Anything which involves applying the science of
language to the solution of practical tasks is language engineering.
Machine translation and machine-aided translation
form a particularly important application of this discipline, dealing
with the production of computer systems for performing translation
or for supporting a human translator and also considering the processes
that a human translator performs in order to provide guidelines
and methodologies to help them. There are numerous other applications,
with computer-aided language learning becoming extremely significant.

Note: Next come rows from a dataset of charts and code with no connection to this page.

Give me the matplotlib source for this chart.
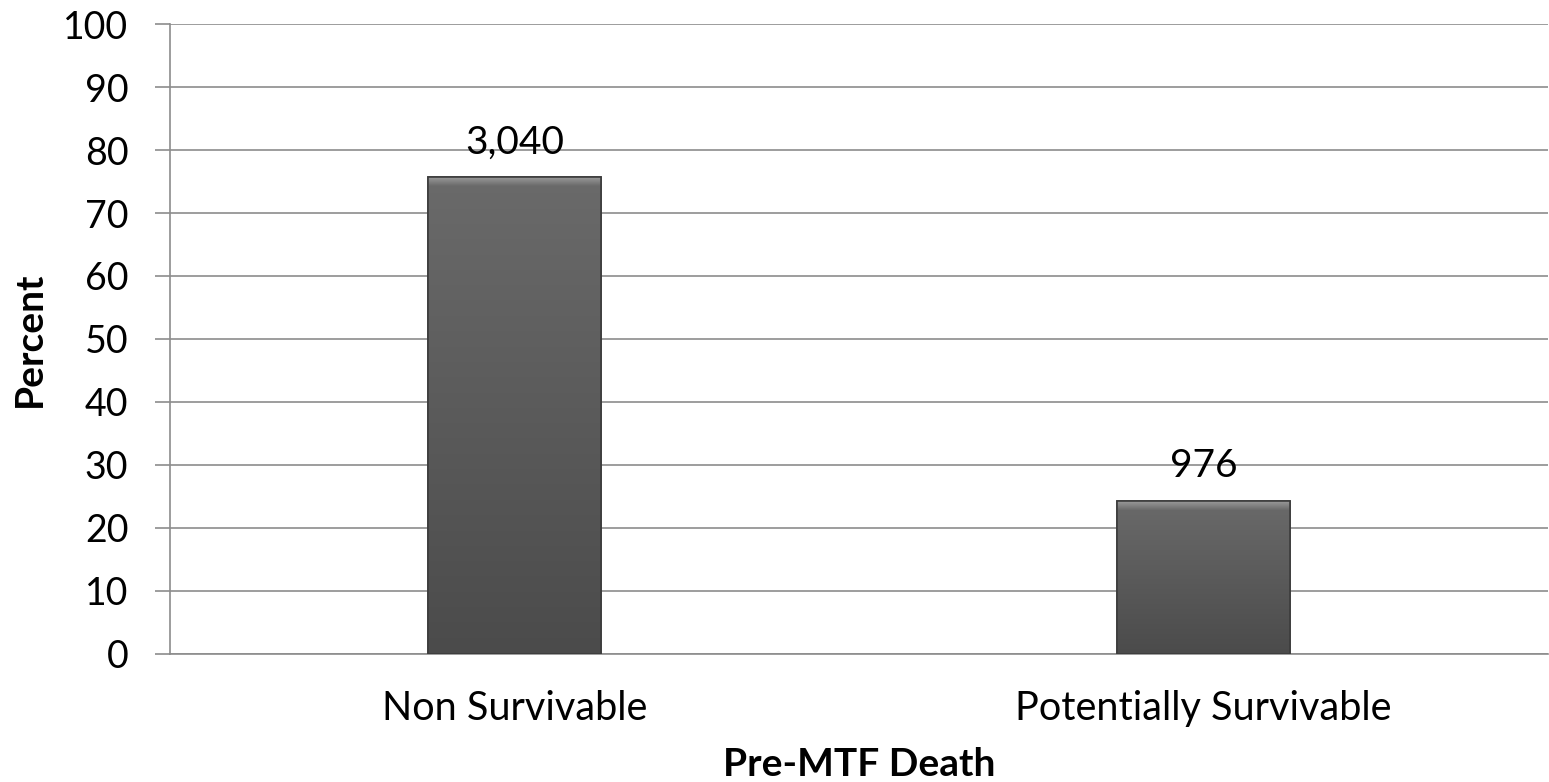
import matplotlib

matplotlib.use("Agg")
import matplotlib.pyplot as plt
import numpy as np
from matplotlib.colors import LinearSegmentedColormap
from matplotlib.patches import Rectangle

categories = ["Non Survivable", "Potentially Survivable"]
counts = [3040, 976]
yticks = [0, 10, 20, 30, 40, 50, 60, 70, 80, 90, 100]

percent = np.array(counts) / sum(counts) * 100

plt.rcParams["font.family"] = ["Lato", "DejaVu Sans"]
grid_color = "#8c8c8c"

fig = plt.figure(figsize=(15.49, 7.82), dpi=100)
ax = fig.add_axes([0.1097, 0.1637, 0.8897, 0.8056])

x = np.arange(len(categories))
bars = ax.bar(x, percent, width=0.25, color="#5e5e5e", edgecolor="#3c3c3c",
              linewidth=1.2, zorder=3)

body_cmap = LinearSegmentedColormap.from_list("body", ["#4b4b4b", "#6a6a6a"])
bevel_cmap = LinearSegmentedColormap.from_list("bevel", ["#6a6a6a", "#9a9a9a"])
grad = np.linspace(0, 1, 256).reshape(-1, 1)

# vertical shading plus a light bevel along the top of each bar
for b in bars:
    bx, bw, bh = b.get_x(), b.get_width(), b.get_height()
    img = ax.imshow(grad, cmap=body_cmap, origin="lower", aspect="auto",
                    extent=[bx, bx + bw, 0, bh], zorder=3.5)
    img.set_clip_path(b)
    bev = ax.imshow(grad, cmap=bevel_cmap, origin="lower", aspect="auto",
                    extent=[bx, bx + bw, bh - 1.4, bh], zorder=4)
    bev.set_clip_path(b)
    ax.add_patch(Rectangle((bx, 0), bw, bh, fill=False, ec="#3c3c3c", lw=1.2, zorder=5))

for xi, p, c in zip(x, percent, counts):
    ax.annotate(f"{c:,}", (xi, p), xytext=(0, 12), textcoords="offset points",
                ha="center", va="bottom", fontsize=28)

ax.set_xlim(-0.5, len(categories) - 0.5)
ax.set_ylim(0, 100)
ax.set_yticks(yticks)
ax.set_xticks(x)
ax.set_xticklabels(categories, fontsize=28.5)
ax.tick_params(axis="y", labelsize=27, length=11, width=1.2, color=grid_color, pad=19)
ax.tick_params(axis="x", length=0, pad=26)
ax.yaxis.grid(True, color=grid_color, linewidth=1.2, zorder=0)
ax.set_axisbelow(True)

for side in ["top", "right"]:
    ax.spines[side].set_visible(False)
for side in ["left", "bottom"]:
    ax.spines[side].set_color(grid_color)
    ax.spines[side].set_linewidth(1.2)

ax.set_ylabel("Percent", fontsize=28, fontweight="bold", labelpad=12)
ax.set_xlabel("Pre-MTF Death", fontsize=28, fontweight="bold", labelpad=14)

fig.savefig("out.png", dpi=100)
plt.close(fig)
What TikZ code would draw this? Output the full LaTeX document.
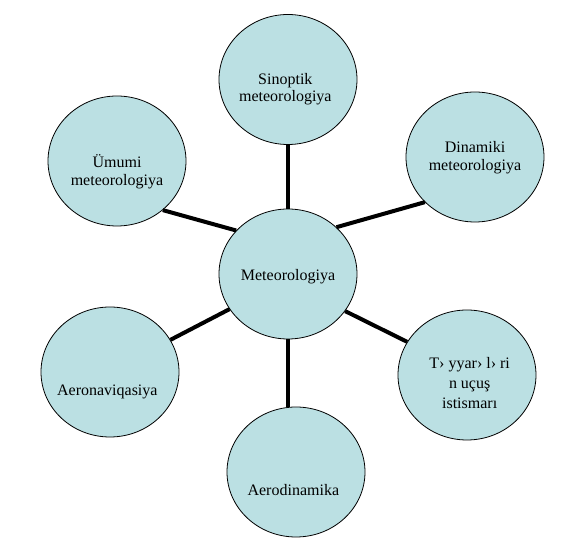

In industry and professional life, the kind of
work which can be considered part of language engineering may be
done by a range of people with different expertise who may work
together and complement each other. The production of effective
tools to help with language-oriented tasks requires knowledge and
expertise in a number of areas, such as
-
detailed knowledge of individual languages
-
understanding of general properties
of language
-
computational realisation of linguistic
theories
-
properties of real language, with all
its ungrammatically and infelicity
Lets consider the different profiles are
required in the language industries. Some people like to concentrate
on learning a foreign language, mastering it, being able to use
it effectively in any situation. They learn about linguistics so
as to be able to analyse their languages scientifically, and perhaps
compare them. They may be interested in translation skills and theory,
in writing, in communicating, in using computers to learn and process
language. Other people are interested in learning about languages
in general without gaining in-depth knowledge about any particular
one; they learn about general linguistic principles and use technological
tools to apply linguistic theories to a number of languages, or
just one. Others are fascinated by manipulating and processing language
by computer, and would like to have the technical and computational
skills to develop applications which do that automatically as well
as helping humans to do it. All of this knowledge and all these
people are needed in language engineering.